In augustus en september onderzoekt het Comité van de Verenigde Naties voor de rechten van personen met een handicap (CRPD) de situatie van personen met een handicap en hun rechten in België. Een van de kwesties die aan de orde kunnen worden gesteld zijn de implicaties van systematische screening op trisomie 21 tijdens de zwangerschap.
De CRPD, samengesteld uit onafhankelijke experts, beoordeelt periodiek de vooruitgang, uitdagingen en tekortkomingen van de Staten die het Verdrag inzake de Rechten van Personen met een Handicap hebben ondertekend bij het nakomen van hun verbintenissen op dit vlak. Het verdrag werd in 2006 aangenomen en in 2009 geratificeerd door België, dat één van de landen is die tijdens de volgende werksessie van de CRPD (van 12 augustus tot 6 september) zal worden onderzocht.
Een aantal maatschappelijke organisaties, evenals Unia (een onafhankelijke openbare instelling met bijzondere bevoegdheid op dit gebied), hebben al voor deze zitting schriftelijke bijdragen kunnen indienen om hun observaties te delen over het respect voor de rechten van mensen met een handicap in België in de afgelopen jaren.
Welk soort inclusie voor personen met een handicap?
Een van de kwesties die door de CRPD moeten worden behandeld, is die met betrekking tot de deelname en raadpleging van personen met een mentale en/of fysieke handicap in de politieke en burgerlijke sfeer (in het bijzonder wat betreft het stemrecht bij verkiezingen). De inclusie van mensen met een handicap op de werkplek is ook een belangrijke kwestie.
Bovendien is de herziening van 2024 voor de commissie een gelegenheid om terug te komen op de moeilijkheden die mensen met een handicap ondervonden tijdens de Covid-19 gezondheidscrisis, waarvan sommigen (die in opvangcentra woonden) tijdens perioden van opsluiting geconfronteerd werden met volledige isolatie.
De toegankelijkheid van de gezondheidszorg die hun situatie vereist, zal zeker ook onder de loep worden genomen (met name op het gebied van sociale zekerheid voor bepaalde raadplegingen zoals logopedie).
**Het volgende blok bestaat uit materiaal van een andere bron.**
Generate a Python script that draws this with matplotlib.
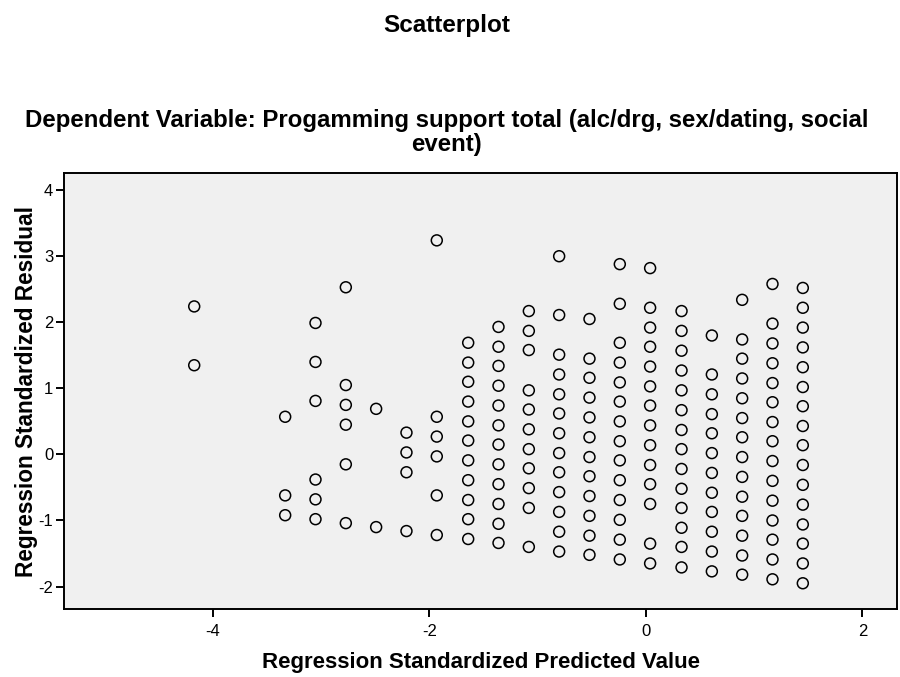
import matplotlib
matplotlib.use("Agg")
import matplotlib.pyplot as plt
import numpy as np

plt.rcParams['font.family'] = ['Liberation Sans', 'DejaVu Sans']
plt.rcParams['axes.unicode_minus'] = False

# Predicted value (x) of each vertical column of points
pred_cols = [-4.17, -3.33, -3.05, -2.77, -2.49, -2.21, -1.93, -1.64, -1.36,
             -1.08, -0.80, -0.52, -0.24, 0.04, 0.33, 0.61, 0.89, 1.17, 1.45]

# Standardized residuals for each column
resid_cols = [
    [2.24, 1.35],
    [0.57, -0.62, -0.92],
    [1.99, 1.40, 0.81, -0.38, -0.68, -0.98],
    [2.53, 1.05, 0.75, 0.45, -0.15, -1.04],
    [0.69, -1.10],
    [0.33, 0.03, -0.27, -1.16],
    [3.24, 0.57, 0.27, -0.03, -0.62, -1.22],
    [1.69, 1.39, 1.10, 0.80, 0.50, 0.21, -0.09, -0.39, -0.69, -0.98, -1.28],
    [1.93, 1.63, 1.34, 1.04, 0.74, 0.44, 0.15, -0.15, -0.45, -0.75, -1.05, -1.34],
    [2.17, 1.87, 1.58, 0.97, 0.68, 0.38, 0.08, -0.21, -0.51, -0.81, -1.40],
    [3.00, 2.11, 1.51, 1.21, 0.91, 0.62, 0.32, 0.02, -0.27, -0.57, -0.87, -1.17, -1.47],
    [2.05, 1.45, 1.16, 0.86, 0.56, 0.26, -0.04, -0.33, -0.63, -0.93, -1.23, -1.52],
    [2.88, 2.28, 1.69, 1.39, 1.09, 0.80, 0.50, 0.20, -0.09, -0.39, -0.69, -0.99, -1.29, -1.59],
    [2.82, 2.22, 1.92, 1.63, 1.33, 1.03, 0.74, 0.44, 0.14, -0.16, -0.45, -0.75, -1.35, -1.65],
    [2.17, 1.87, 1.57, 1.27, 0.97, 0.67, 0.37, 0.08, -0.22, -0.52, -0.81, -1.11, -1.40, -1.71],
    [1.80, 1.21, 0.91, 0.61, 0.32, 0.02, -0.28, -0.58, -0.87, -1.17, -1.47, -1.77],
    [2.34, 1.74, 1.45, 1.15, 0.85, 0.55, 0.26, -0.04, -0.34, -0.64, -0.93, -1.23, -1.53, -1.82],
    [2.58, 1.98, 1.68, 1.38, 1.08, 0.79, 0.49, 0.20, -0.10, -0.40, -0.70, -1.00, -1.29, -1.59, -1.89],
    [2.52, 2.22, 1.92, 1.62, 1.32, 1.02, 0.73, 0.43, 0.14, -0.16, -0.46, -0.76, -1.06, -1.35, -1.65, -1.95],
]

x_ticks = [-4, -2, 0, 2]
y_ticks = [-2, -1, 0, 1, 2, 3, 4]

x = np.concatenate([[px] * len(r) for px, r in zip(pred_cols, resid_cols)])
y = np.concatenate([r for r in resid_cols])

fig = plt.figure(figsize=(9, 6.77), dpi=100)
ax = fig.add_axes([0.0714, 0.1004, 0.9253, 0.6441])
ax.set_facecolor('#F0F0F0')

ax.scatter(x, y, s=62, facecolors='none', edgecolors='black', linewidths=1.1, zorder=3)

ax.set_xlim(-5.37, 2.32)
ax.set_ylim(-2.34, 4.26)
ax.set_xticks(x_ticks)
ax.set_yticks(y_ticks)
ax.tick_params(direction='out', length=6, width=1.4, labelsize=12, color='black')
ax.tick_params(axis='x', pad=5)
ax.tick_params(axis='y', pad=2)
for sp in ax.spines.values():
    sp.set_linewidth(1.4)
    sp.set_color('black')

ax.set_xlabel('Regression Standardized Predicted Value', fontsize=16, fontweight='bold', labelpad=9)
ax.set_ylabel('Regression Standardized Residual', fontsize=16.3, fontweight='bold', labelpad=0)

fig.text(0.496, 0.963, 'Scatterplot', ha='center', va='center', fontsize=17.5, fontweight='bold')
fig.text(0.496, 0.804, 'Dependent Variable: Progamming support total (alc/drg, sex/dating, social\nevent)',
         ha='center', va='center', fontsize=17.3, fontweight='bold', linespacing=1.08)

fig.savefig('out.png', dpi=100)
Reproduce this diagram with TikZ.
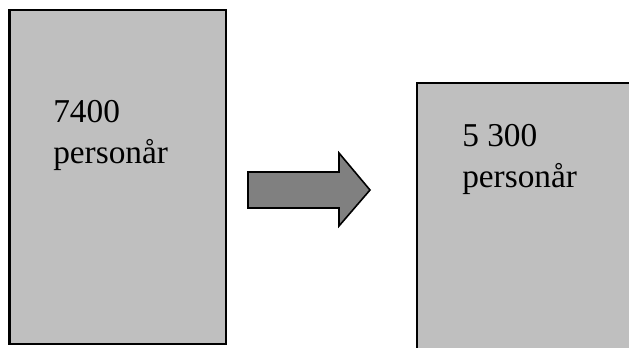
\documentclass[tikz,border=0pt]{standalone}
\usepackage{fontspec}
\setmainfont{Liberation Serif}
\begin{document}
\begin{tikzpicture}[x=0.75pt,y=-0.75pt,
  boxfill/.style={fill=black!25},
  boxedge/.style={draw=black,line width=1.6pt},
  count/.style={anchor=base west,align=left,inner sep=0pt,
    font=\fontsize{25pt}{30.5pt}\selectfont},
  shiftarrow/.style={fill=black!50,draw=black,line width=1.2pt,line join=miter}]
\useasboundingbox (0,0) rectangle (629,347);
\clip (0,0) rectangle (629,347);
% left column: before
\path[boxfill,boxedge] (9.5,10) rectangle (226,344);
\node[count] (before) at (53,163) {7400\\personår};
% right column: after (runs off the lower and right edges)
\fill[boxfill] (417,83) rectangle (640,360);
\draw[line width=1.6pt] (417,360) -- (417,83) -- (640,83);
\node[count] (after) at (462,187) {5 300\\personår};
% block arrow between the columns
\path[shiftarrow] (248,172) -- (339,172) -- (339,153) -- (370,190)
  -- (339,226) -- (339,208) -- (248,208) -- cycle;
\end{tikzpicture}
\end{document}
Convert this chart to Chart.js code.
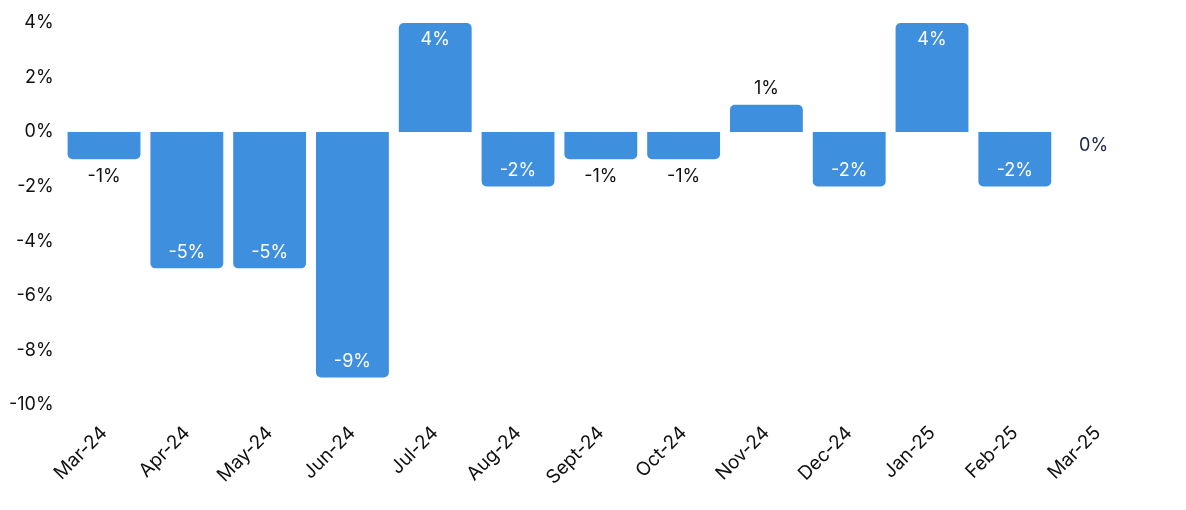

Van algemene screening tot het geleidelijk uitsterven van mensen met downsyndroom
Op het vlak van bio-ethiek valt nog af te wachten of de CRPD de sociale en ethische implicaties zal onderzoeken van de veralgemeende prenatale screening op Downsyndroom in België, met behulp van de NIP-test. Deze niet-invasieve bloedtest wordt routinematig aangeboden aan zwangere vrouwen en wordt volledig vergoed door de Belgische staat. Er is geen officiële campagne om vrouwen en koppels aan te moedigen het kind te houden of, omgekeerd, een abortus te laten uitvoeren als er trisomie wordt vastgesteld (vooral voor trisomie 21, de meest voorkomende). Hoewel de zorgverleners verondersteld worden de keuze over te laten aan koppels die met deze mededeling geconfronteerd worden, worden in België toch meer dan 95% van de zwangerschappen afgebroken in geval van een diagnose van trisomie 21 (zie IEB 25/02/2021).
Deze trend, die zich ook voordoet in andere landen zoals Nederland en Zweden, heeft de VN-commissie er al toe aangezet om de maatschappelijke implicaties ervan in vraag te stellen.
Het verband tussen screening en afwijzing van mensen met een handicap
De steeds positievere ontvangst door onze samenlevingen van mensen met het syndroom van Down staat in schril contrast met de beoordeling van het ongewenste karakter van de geboorte van diezelfde mensen. Het risico bestaat dat, omdat hun handicap is ontdekt en hun geboorte is vermeden, de ouders van deze kinderen worden gezien of voorgesteld als des te meer verantwoordelijk voor hun zorg of zelfs hun situatie.
Afgelopen maart uitte het CRPD in haar observaties over Zweden haar “bezorgdheid” over “de negatieve houdingen ten opzichte van mensen met een handicap, in het bijzonder mensen met een verstandelijke of psychosociale handicap, die alomtegenwoordig zijn in procedures en besluitvorming rond prenatale screening en zwangerschapsonderbreking, en die gericht zijn op het verdwijnen van bepaalde soorten verstandelijke handicaps”. Het Comité beveelt de Zweedse autoriteiten aan “ervoor te zorgen dat het medische en sociale advies van professionals over prenatale screening en zwangerschapsonderbreking geen negatieve houding uitdraagt ten opzichte van mensen met verstandelijke of psychosociale handicaps en niet gericht is op het elimineren van bepaalde soorten handicaps”.
De massale toevlucht tot screening en abortus staat ook in contrast met de voortdurende verbetering van de levensomstandigheden van mensen met het syndroom van Down, zowel in termen van hun gezondheid als hun sociale en professionele integratie.